Others operate at the edge of control.

Copper reds, crystalline glazes and certain ash-based systems require exact kiln conditions and precise timing.


Their outcomes cannot be fully predicted, and their failure rates are high.

In ceramics, rarity often emerges from difficulty rather than intention.


The most valued surfaces are not those that repeat easily, but those that survive resistance.

Understanding ceramics is not about memorising names or styles.


It is about recognising how material difficulty, technical risk and human patience converge.

To look closely at a ceramic object is to see not only what succeeded, but everything that might have gone wrong.

Why the Most Valuable Ceramics Often Appear Quiet?

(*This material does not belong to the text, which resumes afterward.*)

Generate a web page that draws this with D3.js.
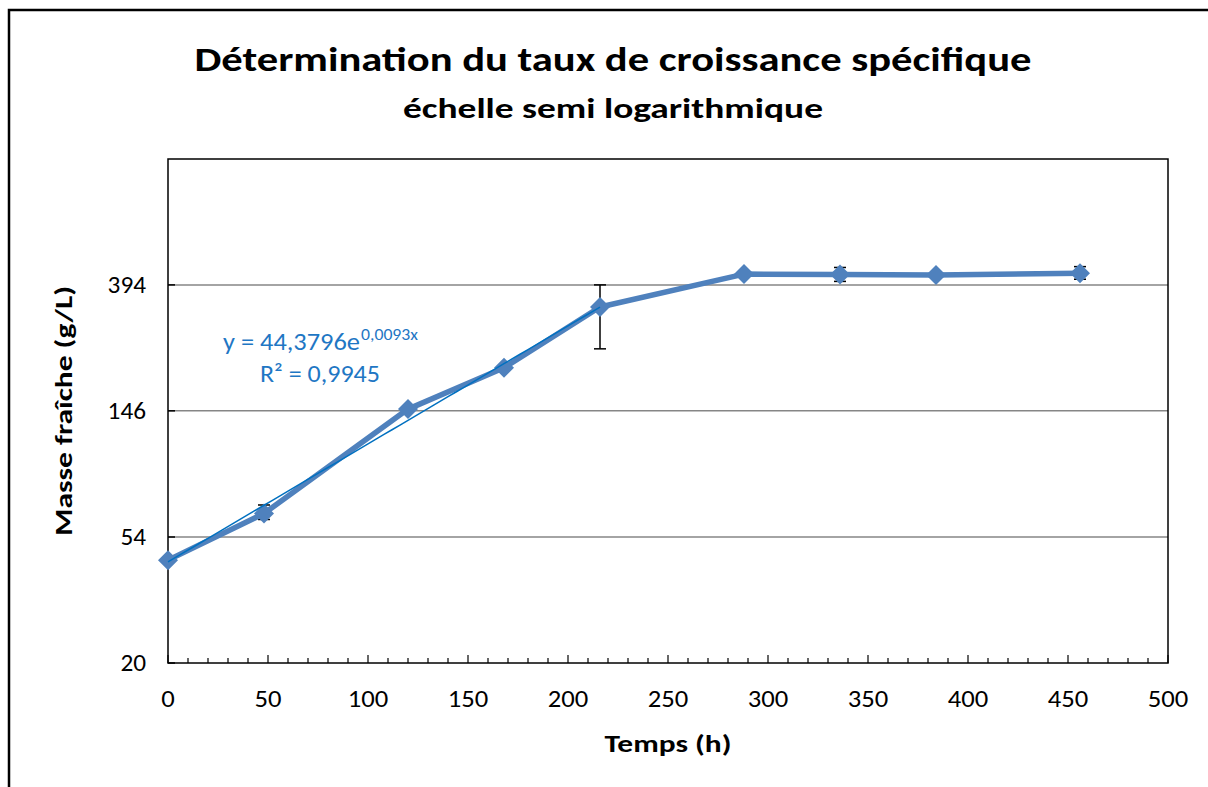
<!DOCTYPE html>
<html>
<head>
<meta charset="utf-8">
<script src="https://cdn.jsdelivr.net/npm/d3@7.9.0/dist/d3.min.js"></script>
<style>
  body { margin: 0; background: #fff; }
  svg { display: block; font-family: Carlito, Calibri, Lato, "Open Sans", sans-serif; }
</style>
</head>
<body>
<svg width="1208" height="787"></svg>
<script>
// heures de prélèvement
const hours = [0, 48, 120, 168, 216, 288, 336, 384, 456];
// masse fraîche (g/L)
const masse = [45, 65, 148, 205, 331, 429, 428, 426, 432];
// bornes des barres d'erreur (bas / haut), null = pas de barre
const errLow = [null, 62, null, null, 238, null, 405, null, 412];
const errHigh = [null, 69.5, null, null, 394, null, 452, null, 455];

const yTickLabels = [20, 54, 146, 394];
const xTickLabels = [0, 50, 100, 150, 200, 250, 300, 350, 400, 450, 500];

// courbe de tendance exponentielle (Excel)
const trendA = 44.3796, trendB = 0.0093;
const trendRange = [0, 216];

const svg = d3.select('svg');
const plotL = 168, plotR = 1168, plotT = 159, plotB = 663;

// cadre extérieur
svg.append('rect')
    .attr('x', 9).attr('y', 10)
    .attr('width', 1300).attr('height', 900)
    .attr('fill', 'none').attr('stroke', '#000').attr('stroke-width', 2.5);

const x = d3.scaleLinear().domain([0, 500]).range([plotL, plotR]);
const y = d3.scaleLog().base(2.7).domain([20, 20 * Math.pow(2.7, 4)]).range([plotB, plotT]);

// grille
svg.append('g').selectAll('line')
    .data(yTickLabels.slice(1))
    .join('line')
    .attr('x1', plotL).attr('x2', plotR)
    .attr('y1', d => y(d)).attr('y2', d => y(d))
    .attr('stroke', '#868686').attr('stroke-width', 1.5);

// cadre du graphe
svg.append('rect')
    .attr('x', plotL).attr('y', plotT)
    .attr('width', plotR - plotL).attr('height', plotB - plotT)
    .attr('fill', 'none').attr('stroke', '#000').attr('stroke-width', 1.5);

// axe x : graduations vers l'intérieur
const minor = d3.range(0, 501, 10);
svg.append('g').selectAll('line')
    .data(minor)
    .join('line')
    .attr('x1', d => x(d)).attr('x2', d => x(d))
    .attr('y1', plotB).attr('y2', d => d % 50 === 0 ? plotB - 8 : plotB - 5)
    .attr('stroke', '#000').attr('stroke-width', 1.2);

svg.append('g').selectAll('text')
    .data(xTickLabels)
    .join('text')
    .attr('x', d => x(d)).attr('y', 707)
    .attr('text-anchor', 'middle')
    .attr('font-size', 24)
    .attr('textLength', d => String(d).length * 13.5)
    .attr('lengthAdjust', 'spacingAndGlyphs')
    .text(d => d);

// axe y
svg.append('g').selectAll('line')
    .data(yTickLabels)
    .join('line')
    .attr('x1', plotL).attr('x2', plotL + 7)
    .attr('y1', d => y(d)).attr('y2', d => y(d))
    .attr('stroke', '#000').attr('stroke-width', 1.5);

svg.append('g').selectAll('text')
    .data(yTickLabels)
    .join('text')
    .attr('x', 146).attr('y', d => y(d) + 8)
    .attr('text-anchor', 'end')
    .attr('font-size', 24)
    .attr('textLength', d => String(d).length * 12.8)
    .attr('lengthAdjust', 'spacingAndGlyphs')
    .text(d => d);

// titres
svg.append('text')
    .attr('x', 613).attr('y', 71)
    .attr('text-anchor', 'middle')
    .attr('font-size', 34).attr('font-weight', 'bold')
    .attr('textLength', 837).attr('lengthAdjust', 'spacingAndGlyphs')
    .text('Détermination du taux de croissance spécifique');

svg.append('text')
    .attr('x', 613).attr('y', 118)
    .attr('text-anchor', 'middle')
    .attr('font-size', 28).attr('font-weight', 'bold')
    .attr('textLength', 420).attr('lengthAdjust', 'spacingAndGlyphs')
    .text('échelle semi logarithmique');

svg.append('text')
    .attr('x', 668).attr('y', 752)
    .attr('text-anchor', 'middle')
    .attr('font-size', 24).attr('font-weight', 'bold')
    .attr('textLength', 127).attr('lengthAdjust', 'spacingAndGlyphs')
    .text('Temps (h)');

svg.append('text')
    .attr('transform', 'translate(72,411) rotate(-90)')
    .attr('text-anchor', 'middle')
    .attr('font-size', 25).attr('font-weight', 'bold')
    .attr('textLength', 250).attr('lengthAdjust', 'spacingAndGlyphs')
    .text('Masse fraîche (g/L)');

// barres d'erreur
const eb = svg.append('g').attr('stroke', '#000').attr('stroke-width', 1.5);
hours.forEach((h, i) => {
    if (errLow[i] == null) return;
    const cx = x(h);
    eb.append('line').attr('x1', cx).attr('x2', cx).attr('y1', y(errLow[i])).attr('y2', y(errHigh[i]));
    eb.append('line').attr('x1', cx - 6).attr('x2', cx + 6).attr('y1', y(errLow[i])).attr('y2', y(errLow[i]));
    eb.append('line').attr('x1', cx - 6).attr('x2', cx + 6).attr('y1', y(errHigh[i])).attr('y2', y(errHigh[i]));
});

// série
const pts = hours.map((h, i) => [h, masse[i]]);
svg.append('path')
    .datum(pts)
    .attr('fill', 'none')
    .attr('stroke', '#4f81bd')
    .attr('stroke-width', 5.5)
    .attr('stroke-linejoin', 'round')
    .attr('d', d3.line().x(d => x(d[0])).y(d => y(d[1])));

svg.append('g').selectAll('path')
    .data(pts)
    .join('path')
    .attr('transform', d => `translate(${x(d[0])},${y(d[1])})`)
    .attr('d', 'M0,-10L10,0L0,10L-10,0Z')
    .attr('fill', '#4f81bd');

// tendance
const trendPts = d3.range(trendRange[0], trendRange[1] + 1, 4).map(t => [t, trendA * Math.exp(trendB * t)]);
svg.append('path')
    .datum(trendPts)
    .attr('fill', 'none')
    .attr('stroke', '#0070c0')
    .attr('stroke-width', 1.5)
    .attr('d', d3.line().x(d => x(d[0])).y(d => y(d[1])));

// équation
svg.append('text')
    .attr('x', 223).attr('y', 350)
    .attr('font-size', 25)
    .attr('fill', '#1f77c4')
    .attr('textLength', 137).attr('lengthAdjust', 'spacingAndGlyphs')
    .text('y = 44,3796e');
svg.append('text')
    .attr('x', 361).attr('y', 340)
    .attr('font-size', 17)
    .attr('fill', '#1f77c4')
    .attr('textLength', 57).attr('lengthAdjust', 'spacingAndGlyphs')
    .text('0,0093x');

svg.append('text')
    .attr('x', 260).attr('y', 382)
    .attr('font-size', 25)
    .attr('fill', '#1f77c4')
    .attr('textLength', 120).attr('lengthAdjust', 'spacingAndGlyphs')
    .text('R² = 0,9945');
</script>
</body>
</html>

At first glance, the most valuable ceramics are rarely the most decorative.

They do not rely on bold colours, elaborate patterns or visual spectacle.


Instead, they appear restrained, even modest.

This quietness is not a stylistic preference.


It is the result of material difficulty.

Highly refined ceramic bodies, particularly porcelain, leave little room for excess.


Their surfaces reveal every decision, every imbalance, every hesitation.


There is nowhere to hide.

Complex glazes behave in similar ways.


The more sensitive a glaze is to heat, atmosphere and timing, the less it tolerates repetition or correction.


Strong colours and heavy decoration increase the risk of failure.

As a result, restraint becomes a form of control.

The most demanding ceramics require makers to reduce rather than add.


Form must be resolved through proportion, surface tension and weight, not ornament.


Glaze must settle into depth rather than call attention to itself.

This is why quiet pieces are often the most difficult to achieve.


Their success depends on precision, patience and the ability to stop at exactly the right moment.

Value in ceramics does not come from complexity alone.


It comes from resistance overcome without leaving a trace.

The highest level of ceramic mastery often reveals itself as calm.